Problem requirements:
Below is the data. Give it again, complete and exact.

=== Available data ===

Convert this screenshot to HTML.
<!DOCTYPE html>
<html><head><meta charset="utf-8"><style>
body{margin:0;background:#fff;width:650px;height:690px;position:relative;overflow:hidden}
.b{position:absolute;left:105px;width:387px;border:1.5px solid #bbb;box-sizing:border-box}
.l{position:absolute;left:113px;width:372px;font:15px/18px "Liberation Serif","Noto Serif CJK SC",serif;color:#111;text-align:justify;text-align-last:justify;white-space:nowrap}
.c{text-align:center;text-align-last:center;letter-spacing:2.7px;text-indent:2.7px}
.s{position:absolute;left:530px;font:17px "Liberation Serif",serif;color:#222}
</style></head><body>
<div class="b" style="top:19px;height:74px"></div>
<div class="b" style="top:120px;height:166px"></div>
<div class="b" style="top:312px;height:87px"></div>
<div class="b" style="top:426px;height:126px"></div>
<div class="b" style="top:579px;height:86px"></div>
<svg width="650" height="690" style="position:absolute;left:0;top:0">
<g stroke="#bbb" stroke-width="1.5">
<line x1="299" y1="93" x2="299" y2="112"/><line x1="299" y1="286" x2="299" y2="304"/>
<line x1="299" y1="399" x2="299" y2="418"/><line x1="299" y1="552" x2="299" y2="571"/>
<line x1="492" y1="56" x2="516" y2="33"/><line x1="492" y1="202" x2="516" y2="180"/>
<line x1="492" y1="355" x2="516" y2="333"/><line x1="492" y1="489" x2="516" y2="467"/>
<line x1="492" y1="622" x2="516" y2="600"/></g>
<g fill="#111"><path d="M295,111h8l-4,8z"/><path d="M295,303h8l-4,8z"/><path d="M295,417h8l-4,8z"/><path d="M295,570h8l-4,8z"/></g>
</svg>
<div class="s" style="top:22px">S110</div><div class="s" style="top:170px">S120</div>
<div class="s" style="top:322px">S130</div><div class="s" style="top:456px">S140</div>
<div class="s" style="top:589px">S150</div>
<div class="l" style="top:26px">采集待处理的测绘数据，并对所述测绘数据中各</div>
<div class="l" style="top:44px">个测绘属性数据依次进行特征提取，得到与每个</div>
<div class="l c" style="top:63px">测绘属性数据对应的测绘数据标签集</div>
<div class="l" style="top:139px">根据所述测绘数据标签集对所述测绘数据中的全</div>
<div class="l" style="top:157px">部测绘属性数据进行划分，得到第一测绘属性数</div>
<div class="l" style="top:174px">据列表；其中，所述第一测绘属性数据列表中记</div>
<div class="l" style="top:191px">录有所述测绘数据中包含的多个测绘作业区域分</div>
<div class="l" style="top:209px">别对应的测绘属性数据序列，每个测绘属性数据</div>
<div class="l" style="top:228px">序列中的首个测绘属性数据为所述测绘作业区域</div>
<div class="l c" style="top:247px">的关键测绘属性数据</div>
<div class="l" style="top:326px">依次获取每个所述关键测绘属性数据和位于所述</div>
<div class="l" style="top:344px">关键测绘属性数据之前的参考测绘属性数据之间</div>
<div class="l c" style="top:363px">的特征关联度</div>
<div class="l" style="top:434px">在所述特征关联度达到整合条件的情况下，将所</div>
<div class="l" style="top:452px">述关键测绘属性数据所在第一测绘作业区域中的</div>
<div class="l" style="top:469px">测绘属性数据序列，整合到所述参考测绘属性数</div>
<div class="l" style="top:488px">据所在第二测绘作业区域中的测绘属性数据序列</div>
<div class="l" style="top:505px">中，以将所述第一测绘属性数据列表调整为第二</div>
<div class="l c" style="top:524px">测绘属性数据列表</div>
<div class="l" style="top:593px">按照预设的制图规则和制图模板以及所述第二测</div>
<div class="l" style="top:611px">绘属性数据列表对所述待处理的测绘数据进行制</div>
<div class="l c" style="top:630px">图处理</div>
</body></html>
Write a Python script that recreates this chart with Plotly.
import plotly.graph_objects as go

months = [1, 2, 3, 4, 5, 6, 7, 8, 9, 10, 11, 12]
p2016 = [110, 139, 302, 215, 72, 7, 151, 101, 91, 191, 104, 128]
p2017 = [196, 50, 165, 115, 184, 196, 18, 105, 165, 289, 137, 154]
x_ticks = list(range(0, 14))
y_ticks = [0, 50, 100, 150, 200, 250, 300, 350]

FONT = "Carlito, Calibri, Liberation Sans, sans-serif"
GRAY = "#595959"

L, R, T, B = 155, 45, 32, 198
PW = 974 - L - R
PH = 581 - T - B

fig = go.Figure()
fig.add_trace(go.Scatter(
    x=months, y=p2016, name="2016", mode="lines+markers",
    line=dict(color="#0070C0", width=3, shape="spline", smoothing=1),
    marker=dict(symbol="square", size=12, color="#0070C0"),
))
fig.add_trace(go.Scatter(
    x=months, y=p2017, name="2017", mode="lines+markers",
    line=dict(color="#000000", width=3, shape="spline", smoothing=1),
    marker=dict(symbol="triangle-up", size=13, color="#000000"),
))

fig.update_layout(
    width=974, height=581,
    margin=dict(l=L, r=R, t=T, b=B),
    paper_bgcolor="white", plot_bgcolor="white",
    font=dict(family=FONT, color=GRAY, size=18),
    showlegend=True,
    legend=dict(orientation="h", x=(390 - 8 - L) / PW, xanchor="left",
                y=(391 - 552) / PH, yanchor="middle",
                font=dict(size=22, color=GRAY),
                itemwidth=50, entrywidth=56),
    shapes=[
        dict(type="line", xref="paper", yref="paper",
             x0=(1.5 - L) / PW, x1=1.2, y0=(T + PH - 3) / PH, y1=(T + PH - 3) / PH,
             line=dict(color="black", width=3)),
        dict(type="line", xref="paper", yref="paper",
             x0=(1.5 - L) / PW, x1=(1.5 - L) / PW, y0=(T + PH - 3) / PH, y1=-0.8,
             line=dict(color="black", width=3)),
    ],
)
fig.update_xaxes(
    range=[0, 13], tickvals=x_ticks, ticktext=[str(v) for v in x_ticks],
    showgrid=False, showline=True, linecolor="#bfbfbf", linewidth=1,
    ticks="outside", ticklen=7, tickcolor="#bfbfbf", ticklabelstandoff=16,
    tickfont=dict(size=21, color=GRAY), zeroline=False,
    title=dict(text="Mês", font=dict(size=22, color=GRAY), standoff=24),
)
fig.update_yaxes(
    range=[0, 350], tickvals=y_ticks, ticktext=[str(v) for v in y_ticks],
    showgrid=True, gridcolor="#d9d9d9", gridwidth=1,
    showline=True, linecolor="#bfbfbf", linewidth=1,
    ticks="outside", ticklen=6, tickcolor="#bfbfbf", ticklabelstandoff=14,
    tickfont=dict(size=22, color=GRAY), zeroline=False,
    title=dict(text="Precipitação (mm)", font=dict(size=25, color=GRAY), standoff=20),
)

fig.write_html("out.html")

===

The result:
Convert this screenshot to HTML.
<!DOCTYPE html>
<html><head><meta charset="utf-8"><style>
body{margin:0;background:#fff;width:650px;height:690px;position:relative;overflow:hidden}
.b{position:absolute;left:105px;width:387px;border:1.5px solid #bbb;box-sizing:border-box}
.l{position:absolute;left:113px;width:372px;font:15px/18px "Liberation Serif","Noto Serif CJK SC",serif;color:#111;text-align:justify;text-align-last:justify;white-space:nowrap}
.c{text-align:center;text-align-last:center;letter-spacing:2.7px;text-indent:2.7px}
.s{position:absolute;left:530px;font:17px "Liberation Serif",serif;color:#222}
</style></head><body>
<div class="b" style="top:19px;height:74px"></div>
<div class="b" style="top:120px;height:166px"></div>
<div class="b" style="top:312px;height:87px"></div>
<div class="b" style="top:426px;height:126px"></div>
<div class="b" style="top:579px;height:86px"></div>
<svg width="650" height="690" style="position:absolute;left:0;top:0">
<g stroke="#bbb" stroke-width="1.5">
<line x1="299" y1="93" x2="299" y2="112"/><line x1="299" y1="286" x2="299" y2="304"/>
<line x1="299" y1="399" x2="299" y2="418"/><line x1="299" y1="552" x2="299" y2="571"/>
<line x1="492" y1="56" x2="516" y2="33"/><line x1="492" y1="202" x2="516" y2="180"/>
<line x1="492" y1="355" x2="516" y2="333"/><line x1="492" y1="489" x2="516" y2="467"/>
<line x1="492" y1="622" x2="516" y2="600"/></g>
<g fill="#111"><path d="M295,111h8l-4,8z"/><path d="M295,303h8l-4,8z"/><path d="M295,417h8l-4,8z"/><path d="M295,570h8l-4,8z"/></g>
</svg>
<div class="s" style="top:22px">S110</div><div class="s" style="top:170px">S120</div>
<div class="s" style="top:322px">S130</div><div class="s" style="top:456px">S140</div>
<div class="s" style="top:589px">S150</div>
<div class="l" style="top:26px">采集待处理的测绘数据，并对所述测绘数据中各</div>
<div class="l" style="top:44px">个测绘属性数据依次进行特征提取，得到与每个</div>
<div class="l c" style="top:63px">测绘属性数据对应的测绘数据标签集</div>
<div class="l" style="top:139px">根据所述测绘数据标签集对所述测绘数据中的全</div>
<div class="l" style="top:157px">部测绘属性数据进行划分，得到第一测绘属性数</div>
<div class="l" style="top:174px">据列表；其中，所述第一测绘属性数据列表中记</div>
<div class="l" style="top:191px">录有所述测绘数据中包含的多个测绘作业区域分</div>
<div class="l" style="top:209px">别对应的测绘属性数据序列，每个测绘属性数据</div>
<div class="l" style="top:228px">序列中的首个测绘属性数据为所述测绘作业区域</div>
<div class="l c" style="top:247px">的关键测绘属性数据</div>
<div class="l" style="top:326px">依次获取每个所述关键测绘属性数据和位于所述</div>
<div class="l" style="top:344px">关键测绘属性数据之前的参考测绘属性数据之间</div>
<div class="l c" style="top:363px">的特征关联度</div>
<div class="l" style="top:434px">在所述特征关联度达到整合条件的情况下，将所</div>
<div class="l" style="top:452px">述关键测绘属性数据所在第一测绘作业区域中的</div>
<div class="l" style="top:469px">测绘属性数据序列，整合到所述参考测绘属性数</div>
<div class="l" style="top:488px">据所在第二测绘作业区域中的测绘属性数据序列</div>
<div class="l" style="top:505px">中，以将所述第一测绘属性数据列表调整为第二</div>
<div class="l c" style="top:524px">测绘属性数据列表</div>
<div class="l" style="top:593px">按照预设的制图规则和制图模板以及所述第二测</div>
<div class="l" style="top:611px">绘属性数据列表对所述待处理的测绘数据进行制</div>
<div class="l c" style="top:630px">图处理</div>
</body></html>
Write a Python script that recreates this chart with Plotly.
import plotly.graph_objects as go

months = [1, 2, 3, 4, 5, 6, 7, 8, 9, 10, 11, 12]
p2016 = [110, 139, 302, 215, 72, 7, 151, 101, 91, 191, 104, 128]
p2017 = [196, 50, 165, 115, 184, 196, 18, 105, 165, 289, 137, 154]
x_ticks = list(range(0, 14))
y_ticks = [0, 50, 100, 150, 200, 250, 300, 350]

FONT = "Carlito, Calibri, Liberation Sans, sans-serif"
GRAY = "#595959"

L, R, T, B = 155, 45, 32, 198
PW = 974 - L - R
PH = 581 - T - B

fig = go.Figure()
fig.add_trace(go.Scatter(
    x=months, y=p2016, name="2016", mode="lines+markers",
    line=dict(color="#0070C0", width=3, shape="spline", smoothing=1),
    marker=dict(symbol="square", size=12, color="#0070C0"),
))
fig.add_trace(go.Scatter(
    x=months, y=p2017, name="2017", mode="lines+markers",
    line=dict(color="#000000", width=3, shape="spline", smoothing=1),
    marker=dict(symbol="triangle-up", size=13, color="#000000"),
))

fig.update_layout(
    width=974, height=581,
    margin=dict(l=L, r=R, t=T, b=B),
    paper_bgcolor="white", plot_bgcolor="white",
    font=dict(family=FONT, color=GRAY, size=18),
    showlegend=True,
    legend=dict(orientation="h", x=(390 - 8 - L) / PW, xanchor="left",
                y=(391 - 552) / PH, yanchor="middle",
                font=dict(size=22, color=GRAY),
                itemwidth=50, entrywidth=56),
    shapes=[
        dict(type="line", xref="paper", yref="paper",
             x0=(1.5 - L) / PW, x1=1.2, y0=(T + PH - 3) / PH, y1=(T + PH - 3) / PH,
             line=dict(color="black", width=3)),
        dict(type="line", xref="paper", yref="paper",
             x0=(1.5 - L) / PW, x1=(1.5 - L) / PW, y0=(T + PH - 3) / PH, y1=-0.8,
             line=dict(color="black", width=3)),
    ],
)
fig.update_xaxes(
    range=[0, 13], tickvals=x_ticks, ticktext=[str(v) for v in x_ticks],
    showgrid=False, showline=True, linecolor="#bfbfbf", linewidth=1,
    ticks="outside", ticklen=7, tickcolor="#bfbfbf", ticklabelstandoff=16,
    tickfont=dict(size=21, color=GRAY), zeroline=False,
    title=dict(text="Mês", font=dict(size=22, color=GRAY), standoff=24),
)
fig.update_yaxes(
    range=[0, 350], tickvals=y_ticks, ticktext=[str(v) for v in y_ticks],
    showgrid=True, gridcolor="#d9d9d9", gridwidth=1,
    showline=True, linecolor="#bfbfbf", linewidth=1,
    ticks="outside", ticklen=6, tickcolor="#bfbfbf", ticklabelstandoff=14,
    tickfont=dict(size=22, color=GRAY), zeroline=False,
    title=dict(text="Precipitação (mm)", font=dict(size=25, color=GRAY), standoff=20),
)

fig.write_html("out.html")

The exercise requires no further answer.